So, since March, I learned to have what I have.  For the first time, I brought in forsythia fronds that provided indoor sunshine for a month.  Then a dogwood branch.  Fragrant daffodils and fuchsia bee balm make me sneeze, so they didn’t have vase time. But white rhodie blossoms did, and wild daisies from the lane. 

The zinnia I grew from seedlings were just starting to grow supportive stems, and the dahlias would have to wait.  And I panicked.  As most of us have and do, I have squelched my fears, worn the mask of “I’m okay,” affirmation-ed myself into what I believed to be equanimity.  But the morning I tossed the last of four peonies, and swept their tiny seeds off the table, I panicked.  No flowers.  And it wasn’t about not having flowers, but the panic I had too long successfully denied.  And self-pity—such a little thing to want, flowers in the vase. 

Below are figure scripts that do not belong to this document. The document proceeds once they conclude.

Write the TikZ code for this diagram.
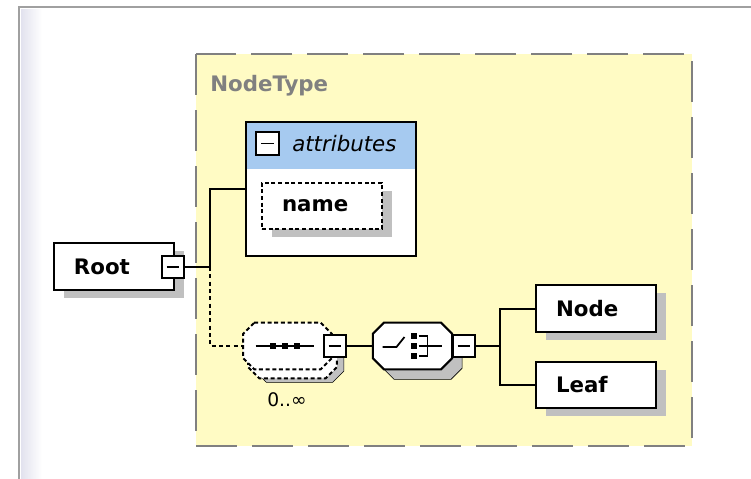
\documentclass[tikz,border=0pt]{standalone}
\usepackage{fontspec}
\setmainfont{DejaVu Sans}
\usetikzlibrary{positioning,calc,shadows}
\definecolor{typeyellow}{RGB}{255,251,196}
\definecolor{hdrblue}{RGB}{166,202,240}
\definecolor{shadowgray}{RGB}{192,192,192}
\definecolor{framegray}{RGB}{160,160,160}
\definecolor{stripgray}{RGB}{226,226,238}
\definecolor{typegray}{RGB}{128,128,128}
\tikzset{
  boxshadow/.style={drop shadow={shadow xshift=7.5pt, shadow yshift=-6pt, fill=shadowgray, opacity=1}},
  elem/.style={draw, line width=1.5pt, fill=white, boxshadow, anchor=west,
    font=\fontsize{16}{18}\selectfont\bfseries, text width=60pt, align=left,
    inner xsep=15pt, inner ysep=0pt, minimum height=35pt},
  optelem/.style={elem, dash pattern=on 3pt off 2pt},
  pm/.style={draw, line width=1.3pt, fill=white, minimum size=17pt, inner sep=0pt,
    path picture={\draw[line width=1.3pt]
      ($(path picture bounding box.west)!0.22!(path picture bounding box.east)$) --
      ($(path picture bounding box.west)!0.78!(path picture bounding box.east)$);}},
  compbox/.style={inner sep=0pt, minimum height=34.5pt},
  comp/.style={line width=1.5pt, fill=white},
  conn/.style={line width=1.5pt},
  optconn/.style={conn, dash pattern=on 3pt off 2.5pt},
  sq/.style={fill=black, minimum size=4.5pt, inner sep=0pt},
}
% octagon round a node: style, node, corner cut, shift
\newcommand\octo[4]{%
  \draw[#1] ($(#2.north west)+(#3,0)+#4$) -- ($(#2.north east)+(-#3,0)+#4$)
    -- ($(#2.north east)+(0,#3)+#4$) -- ($(#2.south east)+(0,-#3)+#4$)
    -- ($(#2.south east)+(-#3,0)+#4$) -- ($(#2.south west)+(#3,0)+#4$)
    -- ($(#2.south west)+(0,-#3)+#4$) -- ($(#2.north west)+(0,#3)+#4$) -- cycle;}
\begin{document}
\begin{tikzpicture}[x=0.75pt,y=-0.75pt]
\useasboundingbox (0,0) rectangle (751,479);
% window frame
\shade[left color=stripgray, right color=white] (21,9) rectangle (42,479);
\draw[framegray, line width=2pt] (19,479) -- (19,7) -- (751,7);
% complex type
\draw[typegray, fill=typeyellow, line width=1.6pt, dash pattern=on 31pt off 11pt]
  (196,54) rectangle (692,446);
\node[anchor=west, text=typegray, font=\fontsize{16}{18}\selectfont\bfseries,
  inner sep=0pt] (typelbl) at (210,86) {NodeType};

% root element
\node[elem] (root) at (53,266.5) {Root};
\node[pm] (rootm) at (173,267) {};
\coordinate (j1) at (210,267);

% attributes
\node[draw, line width=1.5pt, fill=white, anchor=north west, inner sep=0pt,
  minimum width=127.5pt, minimum height=100.5pt,
  path picture={\fill[hdrblue] (path picture bounding box.north west) rectangle
    ($(path picture bounding box.north east)+(0,47)$);}] (attr) at (245,121) {};
\node[pm] (attrm) at (267.5,143.5) {};
\node[anchor=west, inner sep=0pt, font=\fontsize{16}{18}\selectfont\itshape]
  (attrlbl) at (292,144) {attributes};
\node[optelem] (name) at (261,206) {name};

% sequence
\node[compbox, minimum width=66pt] (seq) at (287.5,346) {};
\octo{fill=shadowgray}{seq}{11}{(12,13)}
\octo{comp, dash pattern=on 3pt off 2pt}{seq}{11}{(5,9)}
\octo{comp, dash pattern=on 3pt off 2pt}{seq}{11}{(0,0)}
\draw[line width=1.3pt] ($(seq.center)+(-32,0)$) -- ($(seq.center)+(26,0)$);
\foreach \dx in {-15,-3,9}
  \node[sq] at ($(seq.center)+(\dx,0)$) {};
\node[pm] (seqm) at (335,346) {};
\node[font=\fontsize{14}{16}\selectfont, inner sep=0pt] (occ) at (287,400) {0..∞};

% choice
\node[compbox, minimum width=59pt] (choice) at (412.5,346) {};
\octo{fill=shadowgray}{choice}{11}{(10,10)}
\octo{comp}{choice}{11}{(0,0)}
\draw[line width=1.3pt] ($(choice.center)+(-30,1)$) -- ($(choice.center)+(-16,1)$)
  -- ($(choice.center)+(-8,-9)$);
\foreach \dy in {-10,0,10}
  \node[sq] at ($(choice.center)+(1,\dy)$) {};
\draw[line width=1.3pt] ($(choice.center)+(6,-10)$) -- ($(choice.center)+(15,-10)$)
  -- ($(choice.center)+(15,10)$) -- ($(choice.center)+(6,10)$);
\draw[line width=1.3pt] ($(choice.center)+(6,0)$) -- ($(choice.center)+(29,0)$);
\node[pm] (choicem) at (464,346) {};
\coordinate (j2) at (500,346);

% child elements
\node[elem] (node) at (535,308.5) {Node};
\node[elem] (leaf) at (535,385) {Leaf};

% connectors
\draw[conn] (rootm.east) -- (j1);
\draw[conn] (j1) |- (attr.west);
\draw[optconn] (j1) |- (seq.west);
\draw[conn] (seqm.east) -- (choice.west);
\draw[conn] (choicem.east) -- (j2);
\draw[conn] (j2) |- (node.west);
\draw[conn] (j2) |- (leaf.west);
\end{tikzpicture}
\end{document}
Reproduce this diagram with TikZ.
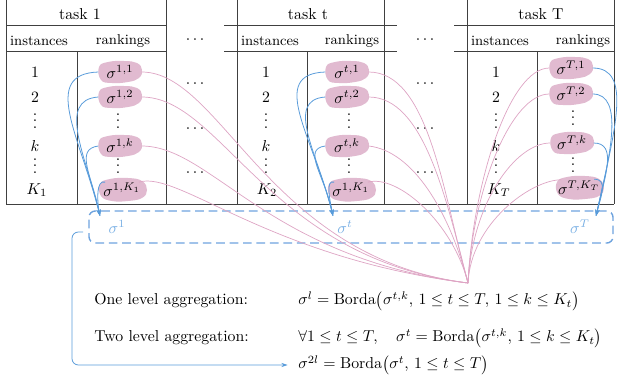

Carnations, daisies, roses—all these are lovelies, as is a comfortable life.  And my garden will yield dish-sized dahlias and the zinnias that are the flamenco dancers of the garden.  I snapped out of my self-pity and panic, as I dismantled towers of spent snap peas in the garden. Their lush, edible leaves were yellowed, their pods dried up—but for a few brave vines. I thought my favorite bouquet of this season would be the last of the peas—that represents nourishment, equanimity, seeds for the future, and the holding on that tendrils are. But then I discovered galinsoga weed that had sheltered under the peas~Beauty in unexpected places. I harvested them for our table.  Now I watch their tiny, perfect, complex blossoms turn to the sun. And get teary when I see their heart-shaped leaves spread like arms; and when I learn that they are safe and edible, and that their common name is “gallant soldier.”




           

3 comments:

  1. It is nature that continues to give me hope! And joy!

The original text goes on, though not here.